HACK: Learning a Parametric Head and Neck Model for High-fidelity Animation

Significant advancements have been made in developing parametric models for digital humans, with various approaches concentrating on parts such as the human body, hand, or face. Nevertheless, connectors such as the neck have been overlooked in these models, with rich anatomical priors often unutilized. In this paper, we introduce HACK (Head-And-neCK), a novel parametric model for constructing the head and cervical region of digital humans. Our model seeks to disentangle the full spectrum of neck and larynx motions, facial expressions, and appearance variations, providing personalized and anatomically consistent controls, particularly for the neck regions. To build our HACK model, we acquire a comprehensive multi-modal dataset of the head and neck under various facial expressions. We employ a 3D ultrasound imaging scheme to extract the inner biomechanical structures, namely the precise 3D rotation information of the seven vertebrae of the cervical spine. We then adopt a multi-view photometric approach to capture the geometry and physically-based textures of diverse subjects, who exhibit a diverse range of static expressions as well as sequential head-and-neck movements. Using the multi-modal dataset, we train the parametric HACK model by separating the 3D head and neck depiction into various shape, pose, expression, and larynx blendshapes from the neutral expression and the rest skeletal pose. We adopt an anatomically-consistent skeletal design for the cervical region, and the expression is linked to facial action units for artist-friendly controls. HACK addresses the head and neck as a unified entity, offering more accurate and expressive controls, with a new level of realism, particularly for the neck regions. This approach has significant benefits for numerous applications and enables inter-correlation analysis between head and neck for fine-grained motion synthesis and transfer.

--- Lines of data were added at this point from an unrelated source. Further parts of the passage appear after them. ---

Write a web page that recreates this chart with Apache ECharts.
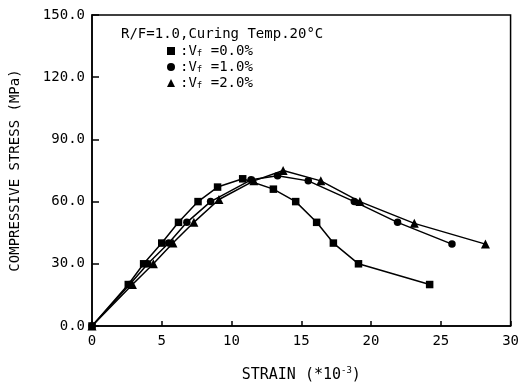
<!DOCTYPE html>
<html>
<head>
<meta charset="utf-8">
<style>html,body{margin:0;padding:0;background:#fff}#c{width:522px;height:390px}</style>
<script src="https://cdn.jsdelivr.net/npm/echarts@6/dist/echarts.min.js"></script>
</head>
<body>
<div id="c"></div>
<script>
var strain0 = [0, 2.6, 3.7, 5.0, 6.2, 7.6, 9.0, 10.8, 13.0, 14.6, 16.1, 17.3, 19.1, 24.2];
var stress0 = [0, 20, 30, 40, 50, 60, 67, 71, 66, 60, 50, 40, 30, 20];
var strain1 = [0, 2.7, 4.0, 5.5, 6.8, 8.5, 11.4, 13.3, 15.5, 18.8, 21.9, 25.8];
var stress1 = [0, 20, 30, 40, 50, 60, 70.5, 72.5, 70, 60, 50, 39.5];
var strain2 = [0, 2.9, 4.4, 5.8, 7.3, 9.1, 11.6, 13.7, 16.4, 19.2, 23.1, 28.2];
var stress2 = [0, 20, 30, 40, 50, 61, 70, 75, 70, 60, 49.5, 39.5];
var seriesNames = ['0.0%', '1.0%', '2.0%'];
var seriesSymbols = ['rect', 'circle', 'triangle'];
var xTicks = [0, 5, 10, 15, 20, 25, 30];
var yTicks = [0, 30, 60, 90, 120, 150];

function zip(a, b) { return a.map(function (v, i) { return [v, b[i]]; }); }
var FONT = 'DejaVu Sans Mono';
var chart = echarts.init(document.getElementById('c'));
var datas = [zip(strain0, stress0), zip(strain1, stress1), zip(strain2, stress2)];

chart.setOption({
  animation: false,
  backgroundColor: '#fff',
  grid: { left: 92, right: 4, top: 15, bottom: 64, show: true, borderColor: '#000', borderWidth: 1.5 },
  xAxis: {
    type: 'value', min: 0, max: 30, interval: 5,
    axisLine: { lineStyle: { color: '#000', width: 1.5 } },
    axisTick: { inside: true, length: 5, lineStyle: { color: '#000', width: 1.5 } },
    splitLine: { show: false },
    axisLabel: { color: '#000', fontFamily: FONT, fontSize: 14, margin: 8 },
    name: 'STRAIN (*10{sup|-3})',
    nameLocation: 'middle', nameGap: 40,
    nameTextStyle: { color: '#000', fontFamily: FONT, fontSize: 15,
      rich: { sup: { fontFamily: FONT, fontSize: 9, color: '#000', padding: [0, 0, 10, 0] } } }
  },
  yAxis: {
    type: 'value', min: 0, max: 150, interval: 30,
    axisLine: { lineStyle: { color: '#000', width: 1.5 } },
    axisTick: { inside: true, length: 7, lineStyle: { color: '#000', width: 1.5 } },
    splitLine: { show: false },
    axisLabel: { color: '#000', fontFamily: FONT, fontSize: 14, margin: 7,
      formatter: function (v) { return v.toFixed(1); } },
    name: 'COMPRESSIVE STRESS (MPa)',
    nameLocation: 'middle', nameGap: 70,
    nameTextStyle: { color: '#000', fontFamily: FONT, fontSize: 14 }
  },
  legend: {
    orient: 'vertical', left: 167, top: 43, itemGap: 0,
    itemWidth: 8, itemHeight: 8, padding: 0,
    data: seriesNames.map(function (n, i) { return { name: n, icon: seriesSymbols[i] }; }),
    formatter: function (n) { return '{t|:V}{s|f}{t| =' + n + '}'; },
    textStyle: { color: '#000', fontFamily: FONT, fontSize: 14, lineHeight: 16,
      rich: { t: { fontFamily: FONT, fontSize: 14, color: '#000', lineHeight: 16 },
              s: { fontFamily: FONT, fontSize: 9, color: '#000', lineHeight: 10, padding: [6, 0, 0, 0] } } },
    itemStyle: { color: '#000' }
  },
  graphic: [{
    type: 'text', left: 121, top: 27,
    style: { text: 'R/F=1.0,Curing Temp.20°C', fill: '#000', font: '14px "DejaVu Sans Mono"' }
  }],
  series: datas.map(function (d, i) {
    return {
      name: seriesNames[i], type: 'line', data: d,
      symbol: seriesSymbols[i], symbolSize: seriesSymbols[i] === 'triangle' ? 9 : 7.5,
      showSymbol: true,
      lineStyle: { color: '#000', width: 1.5 },
      itemStyle: { color: '#000' }
    };
  })
});
</script>
</body>
</html>
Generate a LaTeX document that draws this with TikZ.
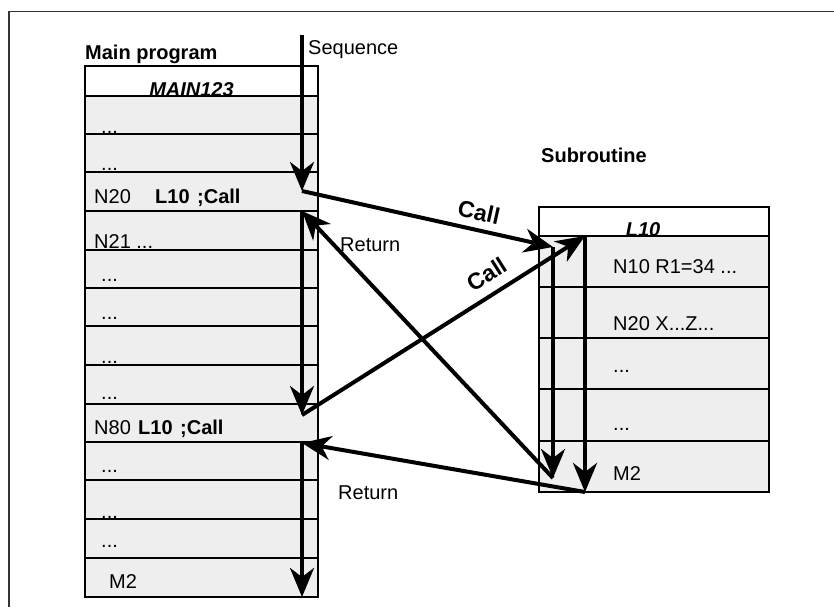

翻译：在数字人参数化模型构建方面已取得显著进展，各类方法分别聚焦于人体、手部或面部等部位。然而，颈部等连接部位在这些模型中常被忽视，丰富的解剖学先验知识也未能充分利用。本文提出新型参数化模型HACK（头颈模型），用于构建数字人的头部与颈椎区域。该模型旨在解耦颈部与喉部运动、面部表情及外观变化的完整频谱，实现针对颈部区域个性化且解剖学一致的控制。为构建HACK模型，我们采集了涵盖多种面部表情的头颈多模态综合数据集。采用三维超声成像方案提取内部生物力学结构，即颈椎七块椎体的精确三维旋转信息。继而通过多视角光度测量方法，捕捉具有多样静态表情与连续头颈运动的多个受试者的几何形态与基于物理的纹理。基于该多模态数据集，我们通过将三维头颈表征分离为中性表情与基准骨骼姿态下的形状、姿态、表情及喉部混合变形，训练参数化HACK模型。对颈椎区域采用解剖学一致的骨骼设计，并将表情与面部动作单元关联以支持艺术家友好型控制。HACK将头颈视为统一整体，提供更精准、富有表现力的控制，尤其在颈部区域实现全新层次的真实感。该方法对多项应用具有显著优势，并可实现头颈间细粒度运动合成与迁移的互相关分析。